“Todas las personas, sin importar quiénes sean, todas desearían haber apreciado más su vida. Es lo que haces en la vida, lo que es importante. No cuánto tiempo tengas, ni lo que desearías haber hecho”. Son palabras de David Bowie en la película Moonage Daydream, dirigida por Brett Morgen, importante documentalista estadounidense que ha traído de vuelta a este plano al ya de por sí inmortalizado Duque Blanco.
Otras cosas emocionantes experimenté el fin de semana, además de esa alucinante cinta —en el más positivo de los significados—, pues ya de por sí, como bien comenta Fernanda Solórzano, crítica de cine, ver a David Bowie resulta en sí mismo hipnótico. El sentimiento fue semejante con la despedida de Roger Federer el viernes, en la Laver Cup en Londres, su adiós al tenis profesional. O el avasallador e imponente paso, también casi artístico, de Eliud Kipchoge —el domingo— sobre las calles de Berlín (mismas que igualmente recorrió el camaleónico Bowie, a su muy peculiar manera en los 70, donde compuso uno de los himnos transfronterizos de la humanidad: Heroes), en las que impuso una nueva marca mundial en maratón: 2:01:09 horas, hazaña comparable a una odisea espacial.
Este fenómeno tan peculiar que nos lleva a sentir una especie de intimidad afectuosa con ciertos personajes, muchos de ellos tan distantes de nuestras vidas como los cuerpos celestes, es un misterio que encuentro tan indescifrable como el amor, porque aunque son seres que no conocemos, de algún modo descabellado los queremos. No sé qué sea, pero es algo del corazón, algo así como entrañar lo desconocido.
Ya en todos los medios de comunicación están descritos los hechos. A mí me gustaría destacar la emoción, las maravillosas sensaciones que somos capaces de transmitirnos. Cuán estremecedor es ver a otro dando todo de sí o haciendo lo que mejor sabe hacer, con esa entrega absoluta que —de cierta manera— los convierte en héroes. Las personas somos pantallas en las que los demás, en momentos de lucidez, proyectan y anhelan su propio camino a la grandeza.

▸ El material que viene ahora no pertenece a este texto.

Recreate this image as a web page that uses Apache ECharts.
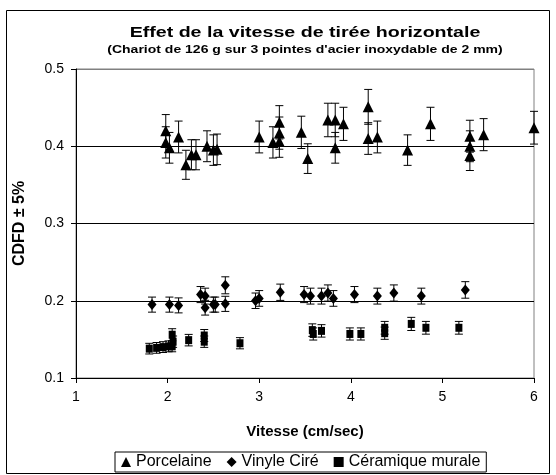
<!DOCTYPE html>
<html>
<head>
<meta charset="utf-8">
<script src="https://cdn.jsdelivr.net/npm/echarts@6/dist/echarts.min.js"></script>
<style>
  html, body { margin: 0; padding: 0; background: #fff; }
  #chart { width: 556px; height: 475px; }
</style>
</head>
<body>
<div id="chart"></div>
<script>
var porcX = [1.98, 1.98, 2.02, 2.12, 2.20, 2.26, 2.31, 2.43, 2.50, 2.54, 3.00, 3.15, 3.22, 3.22, 3.22, 3.46, 3.53, 3.75, 3.83, 3.83, 3.92, 4.19, 4.19, 4.29, 4.62, 4.87, 5.30, 5.30, 5.30, 5.45, 6.00];
var porcY = [0.420, 0.405, 0.398, 0.412, 0.376, 0.389, 0.389, 0.400, 0.395, 0.396, 0.412, 0.405, 0.431, 0.417, 0.406, 0.418, 0.384, 0.434, 0.434, 0.398, 0.429, 0.451, 0.410, 0.412, 0.395, 0.429, 0.413, 0.400, 0.388, 0.415, 0.424];

var vinylX = [1.83, 2.02, 2.12, 2.36, 2.41, 2.41, 2.50, 2.52, 2.63, 2.63, 2.96, 3.00, 3.23, 3.49, 3.56, 3.68, 3.75, 3.81, 4.04, 4.29, 4.47, 4.77, 5.25];
var vinylY = [0.195, 0.195, 0.194, 0.208, 0.206, 0.191, 0.195, 0.195, 0.220, 0.196, 0.200, 0.203, 0.211, 0.208, 0.206, 0.206, 0.210, 0.203, 0.208, 0.206, 0.210, 0.206, 0.214];

var ceramX = [1.80, 1.88, 1.95, 2.01, 2.05, 2.06, 2.05, 2.23, 2.40, 2.40, 2.79, 3.58, 3.59, 3.68, 3.99, 4.11, 4.37, 4.37, 4.66, 4.82, 5.18];
var ceramY = [0.138, 0.139, 0.140, 0.141, 0.141, 0.147, 0.156, 0.149, 0.155, 0.147, 0.145, 0.162, 0.157, 0.161, 0.157, 0.157, 0.165, 0.158, 0.170, 0.165, 0.165];

var xTicks = [1, 6, 1];      // min, max, interval
var yTicks = [0.1, 0.5, 0.1];
var errPct = 0.05;

function pts(xs, ys) {
    return xs.map(function (x, i) { return [x, ys[i]]; });
}
function bars(xs, ys) {
    return xs.map(function (x, i) { return [x, ys[i] * (1 - errPct), ys[i] * (1 + errPct)]; });
}
function renderErr(params, api) {
    var lo = api.coord([api.value(0), api.value(1)]);
    var hi = api.coord([api.value(0), api.value(2)]);
    var w = 4;
    var st = { stroke: '#000', lineWidth: 1 };
    return {
        type: 'group',
        children: [
            { type: 'line', shape: { x1: lo[0], y1: lo[1], x2: hi[0], y2: hi[1] }, style: st },
            { type: 'line', shape: { x1: lo[0] - w, y1: lo[1], x2: lo[0] + w, y2: lo[1] }, style: st },
            { type: 'line', shape: { x1: hi[0] - w, y1: hi[1], x2: hi[0] + w, y2: hi[1] }, style: st }
        ]
    };
}

var font = 'Liberation Sans, Arial, sans-serif';
var myChart = echarts.init(document.getElementById('chart'));
var option = {
    animation: false,
    color: ['#000'],
    textStyle: { fontFamily: font, color: '#000' },
    // titres : texte étiré horizontalement comme dans l'original
    graphic: [
        {
            type: 'rect',
            shape: { x: 6.5, y: 10.5, width: 543, height: 463 },
            style: { fill: 'none', stroke: '#000', lineWidth: 1 },
            silent: true
        },
        {
            type: 'text', x: 305, y: 33, scaleX: 1.4,
            style: { text: 'Effet de la vitesse de tirée horizontale', font: 'bold 14px ' + font, fill: '#000', align: 'center', verticalAlign: 'middle' }
        },
        {
            type: 'text', x: 305, y: 50, scaleX: 1.4,
            style: { text: "(Chariot de 126 g sur 3 pointes d'acier inoxydable de 2 mm)", font: 'bold 10px ' + font, fill: '#000', align: 'center', verticalAlign: 'middle' }
        }
    ],
    legend: {
        left: 115,
        top: 452,
        itemWidth: 10,
        itemHeight: 10,
        itemGap: 15,
        padding: [2, 6],
        borderColor: '#000',
        borderWidth: 1,
        textStyle: { fontFamily: font, fontSize: 16, color: '#000' },
        data: [
            { name: 'Porcelaine', icon: 'triangle' },
            { name: 'Vinyle Ciré', icon: 'diamond' },
            { name: 'Céramique murale', icon: 'rect' }
        ]
    },
    grid: {
        left: 76,
        right: 22,
        top: 69,
        bottom: 97,
        show: true,
        borderColor: '#808080',
        borderWidth: 1
    },
    xAxis: {
        type: 'value',
        min: xTicks[0],
        max: xTicks[1],
        interval: xTicks[2],
        name: 'Vitesse (cm/sec)',
        nameLocation: 'middle',
        nameGap: 46,
        nameTextStyle: { fontFamily: font, fontSize: 15, fontWeight: 'bold', color: '#000' },
        axisLine: { lineStyle: { color: '#000', width: 1 } },
        axisTick: { length: 5, lineStyle: { color: '#000' } },
        axisLabel: { fontFamily: font, fontSize: 14, color: '#000', margin: 12 },
        splitLine: { show: false }
    },
    yAxis: {
        type: 'value',
        min: yTicks[0],
        max: yTicks[1],
        interval: yTicks[2],
        name: 'CDFD ± 5%',
        nameLocation: 'middle',
        nameGap: 48,
        nameTextStyle: { fontFamily: font, fontSize: 16, fontWeight: 'bold', color: '#000' },
        axisLine: { show: true, lineStyle: { color: '#000', width: 1 } },
        axisTick: { show: true, length: 5, lineStyle: { color: '#000' } },
        axisLabel: { fontFamily: font, fontSize: 14, color: '#000', margin: 12, formatter: function (v) { return v.toFixed(1); } },
        splitLine: { show: true, lineStyle: { color: ['#000', '#000', '#000', '#000', '#808080'], width: 1 } }
    },
    series: [
        { type: 'custom', name: 'Porcelaine', renderItem: renderErr, data: bars(porcX, porcY), z: 2, encode: { x: 0, y: [1, 2] } },
        { type: 'custom', name: 'Vinyle Ciré', renderItem: renderErr, data: bars(vinylX, vinylY), z: 2, encode: { x: 0, y: [1, 2] } },
        { type: 'custom', name: 'Céramique murale', renderItem: renderErr, data: bars(ceramX, ceramY), z: 2, encode: { x: 0, y: [1, 2] } },
        { type: 'scatter', name: 'Porcelaine', symbol: 'triangle', symbolSize: [11, 11], itemStyle: { color: '#000', opacity: 1 }, data: pts(porcX, porcY), z: 3 },
        { type: 'scatter', name: 'Vinyle Ciré', symbol: 'diamond', symbolSize: [9, 11], itemStyle: { color: '#000', opacity: 1 }, data: pts(vinylX, vinylY), z: 3 },
        { type: 'scatter', name: 'Céramique murale', symbol: 'rect', symbolSize: [7, 8], itemStyle: { color: '#000', opacity: 1 }, data: pts(ceramX, ceramY), z: 3 }
    ]
};
myChart.setOption(option);
</script>
</body>
</html>
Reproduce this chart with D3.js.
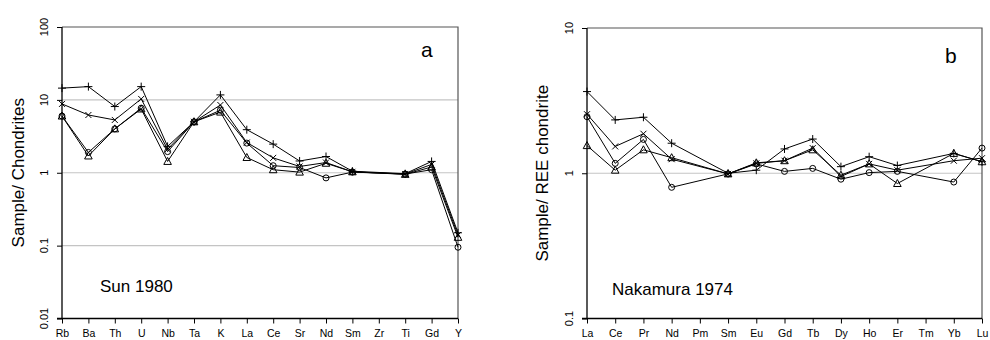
<!DOCTYPE html>
<html>
<head>
<meta charset="utf-8">
<script src="https://cdn.jsdelivr.net/npm/d3@7"></script>
<style>
  body { margin: 0; background: #fff; }
  svg { display: block; font-family: Arial, "Liberation Sans", sans-serif; }
</style>
</head>
<body>
<div id="chart"></div>
<script>
var width = 990
var height = 340

// panel a: spider diagram (Sun 1980)
var elementsA = ["Rb", "Ba", "Th", "U", "Nb", "Ta", "K", "La", "Ce", "Sr", "Nd", "Sm", "Zr", "Ti", "Gd", "Y"]
var plusA   = [14.5, 15.2, 8.1, 15.2, 2.3, 5.0, 11.7, 3.9, 2.47, 1.45, 1.67, 1.05, null, 0.97, 1.43, 0.15]
var crossA  = [8.8, 6.2, 5.3, 10.3, 2.1, 5.0, 8.5, 2.6, 1.6, 1.22, 1.38, 1.03, null, 0.96, 1.3, 0.14]
var circleA = [6.0, 1.9, 4.0, 7.7, 1.95, 5.0, 7.2, 2.55, 1.25, 1.18, 0.85, 1.02, null, 0.96, 1.1, 0.095]
var triA    = [6.0, 1.7, 4.0, 7.5, 1.43, 5.0, 6.8, 1.62, 1.1, 1.02, 1.35, 1.03, null, 0.95, 1.2, 0.13]
var yTicksA = [0.01, 0.1, 1, 10, 100]
var gridA = [0.1, 1, 10]

// panel b: REE pattern (Nakamura 1974)
var elementsB = ["La", "Ce", "Pr", "Nd", "Pm", "Sm", "Eu", "Gd", "Tb", "Dy", "Ho", "Er", "Tm", "Yb", "Lu"]
var plusB   = [3.65, 2.33, 2.43, 1.61, null, 1.0, 1.05, 1.47, 1.72, 1.11, 1.30, 1.13, null, 1.37, 1.2]
var crossB  = [2.55, 1.53, 1.87, 1.25, null, 0.99, 1.17, 1.22, 1.49, 0.95, 1.16, 1.05, null, 1.22, 1.27]
var circleB = [2.45, 1.17, 1.71, 0.80, null, 0.99, 1.16, 1.03, 1.08, 0.91, 1.01, 1.03, null, 0.87, 1.49]
var triB    = [1.55, 1.05, 1.45, 1.28, null, 0.99, 1.18, 1.22, 1.45, 0.97, 1.16, 0.85, null, 1.37, 1.2]
var yTicksB = [0.1, 1, 10]
var gridB = [1]

var svg = d3.select("#chart").append("svg").attr("width", width).attr("height", height)

function marker(g, type, x, y) {
    if (type == "plus") {
        g.append("path").attr("d", `M${x-4},${y}H${x+4}M${x},${y-4}V${y+4}`)
            .attr("stroke", "#000").attr("fill", "none")
    } else if (type == "cross") {
        g.append("path").attr("d", `M${x-3},${y-3}L${x+3},${y+3}M${x-3},${y+3}L${x+3},${y-3}`)
            .attr("stroke", "#000").attr("fill", "none")
    } else if (type == "circle") {
        g.append("circle").attr("cx", x).attr("cy", y).attr("r", 3)
            .attr("stroke", "#000").attr("fill", "none")
    } else {
        g.append("path").attr("d", `M${x},${y-4}L${x+3.8},${y+3}L${x-3.8},${y+3}Z`)
            .attr("stroke", "#000").attr("fill", "none")
    }
}

function drawPanel(p) {
    var g = svg.append("g")
    var x = d3.scalePoint().domain(p.cats).range([p.left, p.right])
    var y = d3.scaleLog().domain(p.yDomain).range([p.bottom, p.top])

    // grid
    g.selectAll(".grid").data(p.grid).enter().append("line")
        .attr("x1", p.left).attr("x2", p.right)
        .attr("y1", d => y(d)).attr("y2", d => y(d))
        .attr("stroke", "#c4c4c4").attr("stroke-width", 1.2)

    // frame top + right
    g.append("path")
        .attr("d", `M${p.left},${p.top}H${p.right}V${p.bottom}`)
        .attr("stroke", "#555").attr("stroke-width", 1.2).attr("fill", "none")

    // y axis
    var yAxis = d3.axisLeft(y).tickValues(p.yTicks).tickSize(5).tickFormat(d => d3.format("~g")(d))
    var ya = g.append("g").attr("transform", `translate(${p.left},0)`).call(yAxis)
    ya.select(".domain").attr("stroke", "#000").attr("stroke-width", 1.3).attr("d", `M0,${p.top}V${p.bottom}`)
    ya.selectAll(".tick text").remove()
    g.selectAll(".ylab").data(p.yTicks).enter().append("text")
        .attr("transform", d => `translate(${p.left - 14},${y(d)}) rotate(-90)`)
        .attr("text-anchor", "middle").attr("font-size", 11).text(d => d3.format("~g")(d))

    // x axis
    var xAxis = d3.axisBottom(x).tickSize(5).tickPadding(6)
    var xa = g.append("g").attr("transform", `translate(0,${p.bottom})`).call(xAxis)
    xa.select(".domain").attr("stroke", "#000").attr("stroke-width", 1.3).attr("d", `M${p.left - 5},0H${p.right}`)
    xa.selectAll(".tick text").attr("font-size", 10.5).attr("font-family", "Arial, Liberation Sans, sans-serif")
        .attr("dy", null).attr("y", 18.5)

    // series
    var line = d3.line().x(d => x(d.c)).y(d => y(d.v))
    p.series.forEach(function(s) {
        var pts = p.cats.map((c, i) => ({ c: c, v: s.values[i] })).filter(d => d.v != null)
        g.append("path").datum(pts).attr("d", line)
            .attr("fill", "none").attr("stroke", "#000").attr("stroke-width", 1)
        pts.forEach(d => marker(g, s.type, x(d.c), y(d.v)))
    })

    // texts
    g.append("text").attr("transform", `translate(${p.titleX},${(p.top + p.bottom) / 2}) rotate(-90)`)
        .attr("text-anchor", "middle").attr("font-size", 17).text(p.yTitle)
    g.append("text").attr("x", p.noteX).attr("y", p.noteY).attr("font-size", 17).text(p.note)
    g.append("text").attr("x", p.letterX).attr("y", p.letterY).attr("font-size", 21).text(p.letter)
}

drawPanel({
    cats: elementsA, left: 62, right: 458, top: 27, bottom: 318.5,
    yDomain: [0.01, 100], yTicks: yTicksA, grid: gridA,
    series: [
        { type: "plus", values: plusA },
        { type: "cross", values: crossA },
        { type: "circle", values: circleA },
        { type: "tri", values: triA }
    ],
    yTitle: "Sample/ Chondrites", titleX: 24,
    note: "Sun 1980", noteX: 100, noteY: 292,
    letter: "a", letterX: 421, letterY: 57
})

drawPanel({
    cats: elementsB, left: 587, right: 982, top: 28, bottom: 318.5,
    yDomain: [0.1, 10], yTicks: yTicksB, grid: gridB,
    series: [
        { type: "plus", values: plusB },
        { type: "cross", values: crossB },
        { type: "circle", values: circleB },
        { type: "tri", values: triB }
    ],
    yTitle: "Sample/ REE chondrite", titleX: 548,
    note: "Nakamura 1974", noteX: 612, noteY: 295,
    letter: "b", letterX: 945, letterY: 63
})
</script>
</body>
</html>
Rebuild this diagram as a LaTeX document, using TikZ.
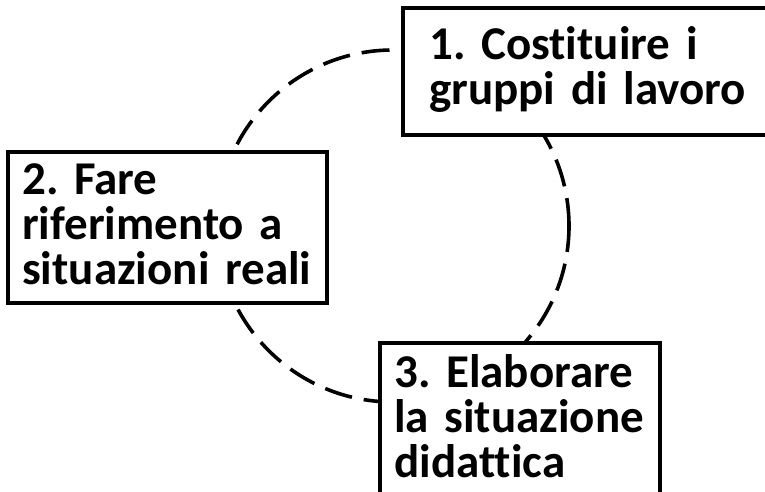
\documentclass[tikz,border=0pt]{standalone}
\usepackage{fontspec}
\setmainfont{Carlito}[Ligatures={NoCommon,NoRare,NoContextual}]
\frenchspacing
\tikzset{
  boxframe/.style={draw=black, line width=3.2pt, fill=white},
  lbl/.style={font=\bfseries\fontsize{47}{45}\selectfont, align=left, anchor=base west, inner sep=0pt, text width=400pt},
  ring/.style={draw=black, line width=3.6pt, dash pattern=on 28pt off 12pt}
}
\begin{document}
\begin{tikzpicture}[x=1pt,y=-1pt]
\useasboundingbox (0,0) rectangle (765,492);
\clip (0,0) rectangle (765,492);
\fill[white] (0,0) rectangle (765,492);
% dashed cycle ring
\coordinate (ringc) at (393,226);
\draw[ring] (ringc) circle[radius=176pt];
% boxes
\draw[boxframe] (403,8) rectangle (820,135);
\draw[boxframe] (8,152) rectangle (327,303);
\draw[boxframe] (380,343) rectangle (660,540);
% labels
\node[lbl] (t1) at (429,60) {1. Costituire i\\gruppi di lavoro};
\node[lbl] (t2) at (22,194) {2. Fare\\riferimento a\\situazioni reali};
\node[lbl] (t3) at (394,387) {3. Elaborare\\la situazione\\didattica};
\end{tikzpicture}
\end{document}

“¿Por qué las cosas buenas no pueden durar para siempre?”, se preguntó acongojado el comentarista en la despedida de las canchas del suizo. Porque todo es transitorio, como reflexiona Bowie en la película, y porque tal vez esa sea nuestra única oportunidad de volvernos eternos: el recuerdo que quede de nosotros en los demás. Como las estrellas, que —según cuentan— en muchos casos ya están muertas, aunque el rastro de su luz perdura en nuestros ojos.